Records with drawing code
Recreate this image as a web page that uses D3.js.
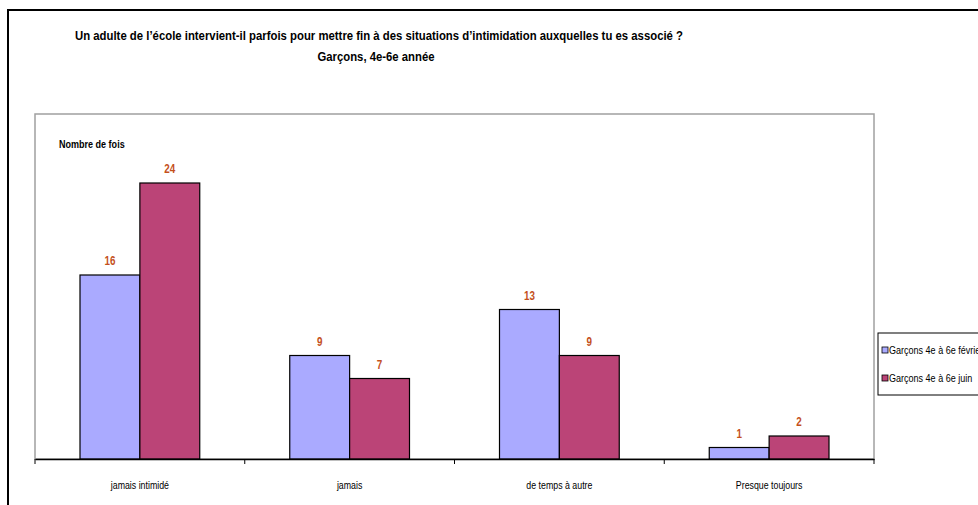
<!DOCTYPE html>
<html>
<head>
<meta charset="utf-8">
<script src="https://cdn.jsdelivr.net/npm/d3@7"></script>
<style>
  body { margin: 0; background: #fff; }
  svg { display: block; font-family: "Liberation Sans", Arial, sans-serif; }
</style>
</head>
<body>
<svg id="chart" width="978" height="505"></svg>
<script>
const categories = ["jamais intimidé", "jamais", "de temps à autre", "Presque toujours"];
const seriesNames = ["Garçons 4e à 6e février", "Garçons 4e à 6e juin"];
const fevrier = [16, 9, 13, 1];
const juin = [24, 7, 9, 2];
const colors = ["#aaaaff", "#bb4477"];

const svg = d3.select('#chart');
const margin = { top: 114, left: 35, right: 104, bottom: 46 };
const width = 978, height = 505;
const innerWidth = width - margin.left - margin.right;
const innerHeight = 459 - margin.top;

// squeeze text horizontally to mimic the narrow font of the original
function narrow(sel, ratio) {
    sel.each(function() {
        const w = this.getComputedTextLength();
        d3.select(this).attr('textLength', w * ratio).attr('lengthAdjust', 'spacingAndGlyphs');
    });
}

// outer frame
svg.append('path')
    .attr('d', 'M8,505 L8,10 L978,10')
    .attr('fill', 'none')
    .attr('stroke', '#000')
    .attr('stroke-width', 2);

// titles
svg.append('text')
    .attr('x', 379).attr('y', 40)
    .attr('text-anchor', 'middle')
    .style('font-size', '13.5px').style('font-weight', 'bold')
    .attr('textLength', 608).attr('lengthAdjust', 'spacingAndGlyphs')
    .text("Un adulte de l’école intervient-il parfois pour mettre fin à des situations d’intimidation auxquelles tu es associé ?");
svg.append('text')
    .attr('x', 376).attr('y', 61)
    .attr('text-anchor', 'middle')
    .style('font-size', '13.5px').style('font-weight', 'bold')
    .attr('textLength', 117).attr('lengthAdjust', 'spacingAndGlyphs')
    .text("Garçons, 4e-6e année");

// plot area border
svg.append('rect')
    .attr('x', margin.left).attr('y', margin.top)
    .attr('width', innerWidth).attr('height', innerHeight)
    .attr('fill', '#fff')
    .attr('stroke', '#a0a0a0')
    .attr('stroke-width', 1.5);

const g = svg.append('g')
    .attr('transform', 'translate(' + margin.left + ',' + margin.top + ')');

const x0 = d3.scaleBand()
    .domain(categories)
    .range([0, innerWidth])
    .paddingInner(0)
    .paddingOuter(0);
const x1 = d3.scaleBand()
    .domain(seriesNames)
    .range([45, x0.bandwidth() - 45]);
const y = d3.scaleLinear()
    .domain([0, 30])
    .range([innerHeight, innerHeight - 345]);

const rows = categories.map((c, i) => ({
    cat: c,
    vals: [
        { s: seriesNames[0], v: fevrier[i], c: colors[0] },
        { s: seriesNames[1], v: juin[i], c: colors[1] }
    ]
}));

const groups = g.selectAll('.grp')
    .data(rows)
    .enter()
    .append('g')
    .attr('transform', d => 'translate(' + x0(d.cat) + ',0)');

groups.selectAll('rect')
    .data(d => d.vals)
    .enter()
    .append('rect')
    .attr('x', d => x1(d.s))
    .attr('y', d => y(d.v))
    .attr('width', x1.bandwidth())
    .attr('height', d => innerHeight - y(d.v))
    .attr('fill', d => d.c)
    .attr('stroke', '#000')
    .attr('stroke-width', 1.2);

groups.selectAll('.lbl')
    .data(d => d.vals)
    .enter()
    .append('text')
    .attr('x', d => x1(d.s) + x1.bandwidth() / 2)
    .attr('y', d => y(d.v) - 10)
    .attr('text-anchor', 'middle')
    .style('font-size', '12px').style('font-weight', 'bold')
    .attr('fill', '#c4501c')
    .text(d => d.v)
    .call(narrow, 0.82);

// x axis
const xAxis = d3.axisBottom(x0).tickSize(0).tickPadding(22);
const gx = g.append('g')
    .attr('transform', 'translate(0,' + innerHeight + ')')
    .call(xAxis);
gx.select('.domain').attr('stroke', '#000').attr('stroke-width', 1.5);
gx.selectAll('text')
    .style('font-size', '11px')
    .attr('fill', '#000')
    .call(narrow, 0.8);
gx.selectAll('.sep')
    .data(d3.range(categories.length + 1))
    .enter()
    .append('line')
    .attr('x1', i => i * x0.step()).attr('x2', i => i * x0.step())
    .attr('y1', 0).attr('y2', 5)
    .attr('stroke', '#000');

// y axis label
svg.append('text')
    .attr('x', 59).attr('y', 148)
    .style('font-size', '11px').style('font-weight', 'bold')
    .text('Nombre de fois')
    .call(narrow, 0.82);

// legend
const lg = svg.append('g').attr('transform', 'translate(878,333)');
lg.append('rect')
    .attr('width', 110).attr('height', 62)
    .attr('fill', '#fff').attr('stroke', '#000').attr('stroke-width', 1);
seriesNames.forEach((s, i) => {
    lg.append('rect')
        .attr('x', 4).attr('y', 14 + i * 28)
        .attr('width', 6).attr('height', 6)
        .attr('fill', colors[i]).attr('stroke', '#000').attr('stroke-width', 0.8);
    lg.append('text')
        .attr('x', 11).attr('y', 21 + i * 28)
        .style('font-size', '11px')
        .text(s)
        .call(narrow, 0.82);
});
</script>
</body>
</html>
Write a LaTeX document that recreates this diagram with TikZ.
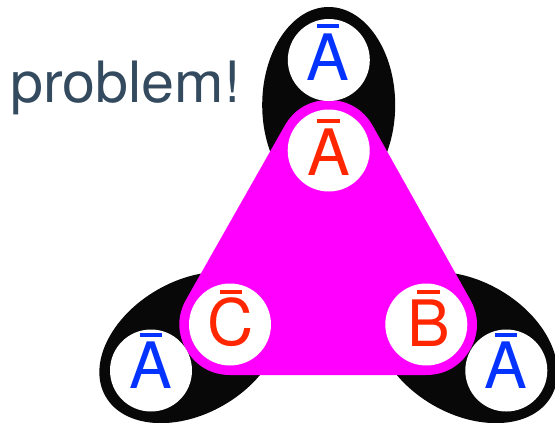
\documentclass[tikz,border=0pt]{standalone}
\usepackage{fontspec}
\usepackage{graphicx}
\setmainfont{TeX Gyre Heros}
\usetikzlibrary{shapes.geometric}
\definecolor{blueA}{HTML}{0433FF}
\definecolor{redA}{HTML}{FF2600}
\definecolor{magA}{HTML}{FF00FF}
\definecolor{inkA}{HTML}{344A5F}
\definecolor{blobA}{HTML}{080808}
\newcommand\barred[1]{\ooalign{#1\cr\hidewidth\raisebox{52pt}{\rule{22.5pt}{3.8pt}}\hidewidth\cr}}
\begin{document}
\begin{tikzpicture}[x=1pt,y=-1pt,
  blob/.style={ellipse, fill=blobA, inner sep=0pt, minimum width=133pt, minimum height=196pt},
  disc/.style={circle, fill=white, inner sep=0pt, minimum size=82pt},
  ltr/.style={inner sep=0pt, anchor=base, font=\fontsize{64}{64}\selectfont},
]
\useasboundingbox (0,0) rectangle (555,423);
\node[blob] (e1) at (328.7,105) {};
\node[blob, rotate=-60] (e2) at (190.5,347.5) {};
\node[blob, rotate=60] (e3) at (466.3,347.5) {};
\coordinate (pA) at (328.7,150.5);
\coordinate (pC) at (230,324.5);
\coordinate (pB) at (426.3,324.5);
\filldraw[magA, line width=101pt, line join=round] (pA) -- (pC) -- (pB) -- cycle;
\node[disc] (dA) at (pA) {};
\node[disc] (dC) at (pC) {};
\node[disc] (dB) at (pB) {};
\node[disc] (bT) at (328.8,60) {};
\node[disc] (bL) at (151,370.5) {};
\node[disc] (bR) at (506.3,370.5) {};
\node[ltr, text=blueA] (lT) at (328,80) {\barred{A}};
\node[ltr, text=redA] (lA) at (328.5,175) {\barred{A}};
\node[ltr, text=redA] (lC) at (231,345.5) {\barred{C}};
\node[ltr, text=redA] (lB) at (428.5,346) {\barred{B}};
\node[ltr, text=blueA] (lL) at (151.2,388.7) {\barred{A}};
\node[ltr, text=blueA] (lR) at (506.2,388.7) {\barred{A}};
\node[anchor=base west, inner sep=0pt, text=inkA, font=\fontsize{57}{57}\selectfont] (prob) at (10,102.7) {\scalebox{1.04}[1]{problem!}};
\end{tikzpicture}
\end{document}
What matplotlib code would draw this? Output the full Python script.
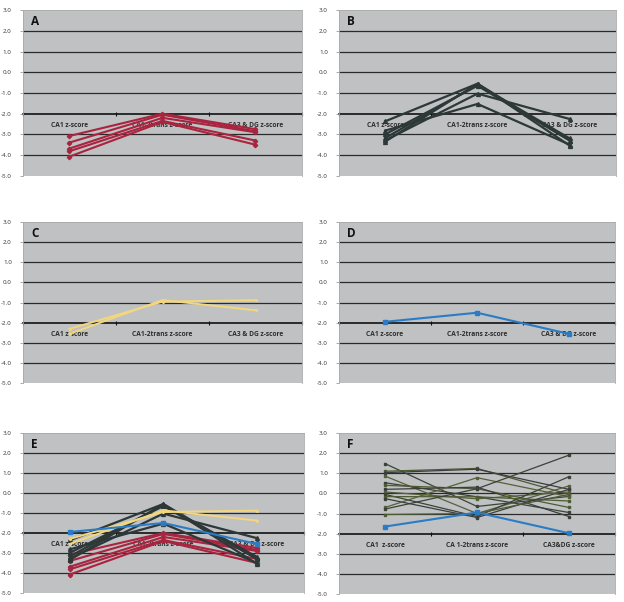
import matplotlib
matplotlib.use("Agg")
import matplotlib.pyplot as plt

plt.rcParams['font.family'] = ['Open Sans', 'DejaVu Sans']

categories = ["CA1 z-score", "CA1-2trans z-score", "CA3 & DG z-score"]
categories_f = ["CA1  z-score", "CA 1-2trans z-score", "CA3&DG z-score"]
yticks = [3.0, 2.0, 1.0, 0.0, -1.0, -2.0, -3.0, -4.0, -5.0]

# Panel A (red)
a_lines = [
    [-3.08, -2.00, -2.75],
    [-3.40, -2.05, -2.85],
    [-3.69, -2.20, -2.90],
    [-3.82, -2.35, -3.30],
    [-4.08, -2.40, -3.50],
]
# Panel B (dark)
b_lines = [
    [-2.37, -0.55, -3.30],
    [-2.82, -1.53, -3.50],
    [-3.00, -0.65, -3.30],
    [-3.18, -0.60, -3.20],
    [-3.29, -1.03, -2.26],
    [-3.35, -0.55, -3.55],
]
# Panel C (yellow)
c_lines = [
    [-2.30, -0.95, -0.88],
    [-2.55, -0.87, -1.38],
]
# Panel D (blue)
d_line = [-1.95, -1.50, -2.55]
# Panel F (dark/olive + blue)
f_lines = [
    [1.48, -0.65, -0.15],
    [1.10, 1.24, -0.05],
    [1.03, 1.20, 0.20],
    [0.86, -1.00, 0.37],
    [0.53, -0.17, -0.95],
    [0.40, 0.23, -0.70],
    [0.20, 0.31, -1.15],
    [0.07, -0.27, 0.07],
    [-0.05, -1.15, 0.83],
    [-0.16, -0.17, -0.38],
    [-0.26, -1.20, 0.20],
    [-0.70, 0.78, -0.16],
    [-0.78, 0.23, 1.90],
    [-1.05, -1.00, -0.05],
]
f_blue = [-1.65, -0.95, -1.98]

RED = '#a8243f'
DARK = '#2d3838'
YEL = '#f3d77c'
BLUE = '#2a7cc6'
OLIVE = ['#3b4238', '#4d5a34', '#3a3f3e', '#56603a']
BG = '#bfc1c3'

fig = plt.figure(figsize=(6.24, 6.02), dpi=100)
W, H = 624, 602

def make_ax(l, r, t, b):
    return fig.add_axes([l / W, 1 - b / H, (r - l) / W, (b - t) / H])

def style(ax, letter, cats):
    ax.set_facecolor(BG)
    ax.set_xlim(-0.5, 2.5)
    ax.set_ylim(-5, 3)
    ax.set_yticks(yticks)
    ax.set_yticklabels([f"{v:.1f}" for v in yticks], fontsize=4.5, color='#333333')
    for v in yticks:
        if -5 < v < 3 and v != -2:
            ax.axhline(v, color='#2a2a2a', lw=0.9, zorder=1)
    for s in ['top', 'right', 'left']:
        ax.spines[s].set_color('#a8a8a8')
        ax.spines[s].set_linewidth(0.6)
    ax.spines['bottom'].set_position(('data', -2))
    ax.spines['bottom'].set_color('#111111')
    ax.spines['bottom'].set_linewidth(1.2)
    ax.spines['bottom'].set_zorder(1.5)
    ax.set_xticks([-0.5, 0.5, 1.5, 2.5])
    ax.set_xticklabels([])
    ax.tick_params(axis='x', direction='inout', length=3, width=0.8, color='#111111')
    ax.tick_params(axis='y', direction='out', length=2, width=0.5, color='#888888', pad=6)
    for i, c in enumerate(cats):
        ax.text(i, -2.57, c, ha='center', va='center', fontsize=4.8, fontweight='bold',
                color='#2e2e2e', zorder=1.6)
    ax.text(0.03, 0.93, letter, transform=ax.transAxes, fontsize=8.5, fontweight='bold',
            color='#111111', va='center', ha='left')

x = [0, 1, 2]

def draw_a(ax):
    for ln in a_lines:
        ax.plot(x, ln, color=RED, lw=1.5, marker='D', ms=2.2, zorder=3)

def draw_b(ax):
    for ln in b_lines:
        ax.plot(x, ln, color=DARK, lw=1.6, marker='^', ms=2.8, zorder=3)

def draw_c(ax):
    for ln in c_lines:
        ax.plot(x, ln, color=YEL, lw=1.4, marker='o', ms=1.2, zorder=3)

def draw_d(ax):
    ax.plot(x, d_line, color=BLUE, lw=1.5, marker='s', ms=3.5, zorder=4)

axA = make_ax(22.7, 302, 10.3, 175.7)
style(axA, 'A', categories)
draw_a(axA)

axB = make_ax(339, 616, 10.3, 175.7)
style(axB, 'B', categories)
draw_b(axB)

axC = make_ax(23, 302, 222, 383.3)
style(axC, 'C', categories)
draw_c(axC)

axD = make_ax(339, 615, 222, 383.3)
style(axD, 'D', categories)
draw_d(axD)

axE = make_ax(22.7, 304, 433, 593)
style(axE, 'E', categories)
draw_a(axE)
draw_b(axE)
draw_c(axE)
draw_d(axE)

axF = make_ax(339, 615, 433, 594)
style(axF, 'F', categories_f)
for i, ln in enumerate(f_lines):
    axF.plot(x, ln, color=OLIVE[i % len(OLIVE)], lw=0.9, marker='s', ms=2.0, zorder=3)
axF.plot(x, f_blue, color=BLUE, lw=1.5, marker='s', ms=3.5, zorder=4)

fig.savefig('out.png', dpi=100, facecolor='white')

[Work to do]:
Leaving the pictures out, write out exactly the lines from the line containing "What matplotlib code" through the line containing "yticks = [3.0, 2.0, 1.0, 0.0, -1.0, -2.0, -3.0, -4.0, -5.0]", both included.

[Solution to the exercise]:
What matplotlib code would draw this? Output the full Python script.
import matplotlib
matplotlib.use("Agg")
import matplotlib.pyplot as plt

plt.rcParams['font.family'] = ['Open Sans', 'DejaVu Sans']

categories = ["CA1 z-score", "CA1-2trans z-score", "CA3 & DG z-score"]
categories_f = ["CA1  z-score", "CA 1-2trans z-score", "CA3&DG z-score"]
yticks = [3.0, 2.0, 1.0, 0.0, -1.0, -2.0, -3.0, -4.0, -5.0]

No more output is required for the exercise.